**Stored data:**
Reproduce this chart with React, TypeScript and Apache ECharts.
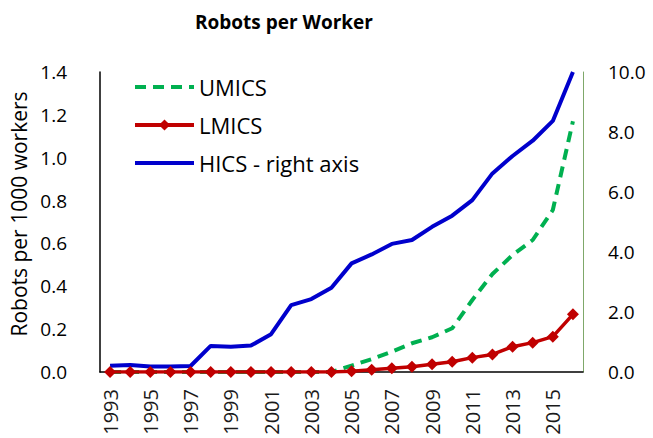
import React, { useEffect, useRef } from "react";
import * as echarts from "echarts";

const years = ["1993","1994","1995","1996","1997","1998","1999","2000","2001","2002","2003","2004","2005","2006","2007","2008","2009","2010","2011","2012","2013","2014","2015","2016"];
const umics = [0,0,0,0,0,0,0,0,0,0,0,0,0.03,0.06,0.095,0.134,0.162,0.204,0.336,0.457,0.546,0.616,0.756,1.17];
const lmics = [0,0,0,0,0,0,0,0,0,0,0,0,0.003,0.01,0.017,0.025,0.036,0.048,0.067,0.082,0.118,0.137,0.165,0.269];
const hics = [0.21,0.23,0.18,0.18,0.2,0.87,0.84,0.88,1.26,2.23,2.43,2.81,3.62,3.92,4.27,4.4,4.84,5.21,5.73,6.62,7.2,7.71,8.37,10.0];

const FONT = "Open Sans";

export default function App() {
  const ref = useRef<HTMLDivElement>(null);
  useEffect(() => {
    const chart = echarts.init(ref.current!, null, { renderer: "svg" });
    chart.setOption({
      animation: false,
      textStyle: { fontFamily: FONT },
      title: {
        text: "Robots per Worker",
        left: 190,
        top: 7,
        textStyle: { fontFamily: FONT, fontSize: 19, fontWeight: "bold", color: "#000" },
      },
      legend: {
        orient: "vertical",
        left: 128,
        top: 71,
        itemWidth: 59,
        itemHeight: 14,
        itemGap: 16,
        textStyle: { fontFamily: FONT, fontSize: 22, color: "#000" },
        data: [
          { name: "UMICS", itemStyle: { opacity: 0 }, lineStyle: { width: 4 } },
          { name: "LMICS", lineStyle: { width: 4 } },
          { name: "HICS - right axis", itemStyle: { opacity: 0 }, lineStyle: { width: 4 } },
        ],
      },
      grid: { left: 100, right: 70, top: 72, bottom: 66 },
      xAxis: {
        type: "category",
        data: years,
        boundaryGap: true,
        axisLine: { lineStyle: { color: "#000", width: 1.5 } },
        axisTick: { show: false },
        axisLabel: { rotate: 90, interval: 1, fontSize: 20, color: "#1a1a1a", margin: 17, fontFamily: FONT },
      },
      yAxis: [
        {
          type: "value",
          min: 0,
          max: 1.4,
          interval: 0.2,
          name: "Robots per 1000 workers",
          nameLocation: "middle",
          nameGap: 70,
          nameTextStyle: { fontSize: 21, color: "#000", fontFamily: FONT, padding: [0, 0, 0, 16] },
          axisLine: { show: true, lineStyle: { color: "#000", width: 1.5 } },
          axisTick: { show: false },
          splitLine: { show: false },
          axisLabel: { fontSize: 19, color: "#000", margin: 33, formatter: (v: number) => v.toFixed(1), fontFamily: FONT },
        },
        {
          type: "value",
          min: 0,
          max: 10,
          interval: 2,
          position: "right",
          axisLine: { show: true, lineStyle: { color: "#7FA86A", width: 1 } },
          axisTick: { show: false },
          splitLine: { show: false },
          axisLabel: { fontSize: 19, color: "#000", margin: 25, formatter: (v: number) => v.toFixed(1), fontFamily: FONT },
        },
      ],
      series: [
        {
          name: "UMICS",
          type: "line",
          data: umics,
          symbol: "none",
          lineStyle: { color: "#00B050", width: 4, type: [11, 7] },
          itemStyle: { color: "#00B050" },
          z: 3,
        },
        {
          name: "LMICS",
          type: "line",
          data: lmics,
          symbol: "diamond",
          symbolSize: 12,
          lineStyle: { color: "#C00000", width: 3.5 },
          itemStyle: { color: "#C00000" },
          z: 4,
        },
        {
          name: "HICS - right axis",
          type: "line",
          yAxisIndex: 1,
          data: hics,
          symbol: "none",
          lineStyle: { color: "#0000CC", width: 4 },
          itemStyle: { color: "#0000CC" },
          z: 2,
        },
      ],
    });
    return () => chart.dispose();
  }, []);
  return <div ref={ref} style={{ width: 653, height: 438, position: "absolute", left: 0, top: 0 }} />;
}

**What needs to be done:** Each line of the data is to be duplicated exactly; pictures stay out of the copy.

**Response:**
Reproduce this chart with React, TypeScript and Apache ECharts.
import React, { useEffect, useRef } from "react";
import * as echarts from "echarts";

const years = ["1993","1994","1995","1996","1997","1998","1999","2000","2001","2002","2003","2004","2005","2006","2007","2008","2009","2010","2011","2012","2013","2014","2015","2016"];
const umics = [0,0,0,0,0,0,0,0,0,0,0,0,0.03,0.06,0.095,0.134,0.162,0.204,0.336,0.457,0.546,0.616,0.756,1.17];
const lmics = [0,0,0,0,0,0,0,0,0,0,0,0,0.003,0.01,0.017,0.025,0.036,0.048,0.067,0.082,0.118,0.137,0.165,0.269];
const hics = [0.21,0.23,0.18,0.18,0.2,0.87,0.84,0.88,1.26,2.23,2.43,2.81,3.62,3.92,4.27,4.4,4.84,5.21,5.73,6.62,7.2,7.71,8.37,10.0];

const FONT = "Open Sans";

export default function App() {
  const ref = useRef<HTMLDivElement>(null);
  useEffect(() => {
    const chart = echarts.init(ref.current!, null, { renderer: "svg" });
    chart.setOption({
      animation: false,
      textStyle: { fontFamily: FONT },
      title: {
        text: "Robots per Worker",
        left: 190,
        top: 7,
        textStyle: { fontFamily: FONT, fontSize: 19, fontWeight: "bold", color: "#000" },
      },
      legend: {
        orient: "vertical",
        left: 128,
        top: 71,
        itemWidth: 59,
        itemHeight: 14,
        itemGap: 16,
        textStyle: { fontFamily: FONT, fontSize: 22, color: "#000" },
        data: [
          { name: "UMICS", itemStyle: { opacity: 0 }, lineStyle: { width: 4 } },
          { name: "LMICS", lineStyle: { width: 4 } },
          { name: "HICS - right axis", itemStyle: { opacity: 0 }, lineStyle: { width: 4 } },
        ],
      },
      grid: { left: 100, right: 70, top: 72, bottom: 66 },
      xAxis: {
        type: "category",
        data: years,
        boundaryGap: true,
        axisLine: { lineStyle: { color: "#000", width: 1.5 } },
        axisTick: { show: false },
        axisLabel: { rotate: 90, interval: 1, fontSize: 20, color: "#1a1a1a", margin: 17, fontFamily: FONT },
      },
      yAxis: [
        {
          type: "value",
          min: 0,
          max: 1.4,
          interval: 0.2,
          name: "Robots per 1000 workers",
          nameLocation: "middle",
          nameGap: 70,
          nameTextStyle: { fontSize: 21, color: "#000", fontFamily: FONT, padding: [0, 0, 0, 16] },
          axisLine: { show: true, lineStyle: { color: "#000", width: 1.5 } },
          axisTick: { show: false },
          splitLine: { show: false },
          axisLabel: { fontSize: 19, color: "#000", margin: 33, formatter: (v: number) => v.toFixed(1), fontFamily: FONT },
        },
        {
          type: "value",
          min: 0,
          max: 10,
          interval: 2,
          position: "right",
          axisLine: { show: true, lineStyle: { color: "#7FA86A", width: 1 } },
          axisTick: { show: false },
          splitLine: { show: false },
          axisLabel: { fontSize: 19, color: "#000", margin: 25, formatter: (v: number) => v.toFixed(1), fontFamily: FONT },
        },
      ],
      series: [
        {
          name: "UMICS",
          type: "line",
          data: umics,
          symbol: "none",
          lineStyle: { color: "#00B050", width: 4, type: [11, 7] },
          itemStyle: { color: "#00B050" },
          z: 3,
        },
        {
          name: "LMICS",
          type: "line",
          data: lmics,
          symbol: "diamond",
          symbolSize: 12,
          lineStyle: { color: "#C00000", width: 3.5 },
          itemStyle: { color: "#C00000" },
          z: 4,
        },
        {
          name: "HICS - right axis",
          type: "line",
          yAxisIndex: 1,
          data: hics,
          symbol: "none",
          lineStyle: { color: "#0000CC", width: 4 },
          itemStyle: { color: "#0000CC" },
          z: 2,
        },
      ],
    });
    return () => chart.dispose();
  }, []);
  return <div ref={ref} style={{ width: 653, height: 438, position: "absolute", left: 0, top: 0 }} />;
}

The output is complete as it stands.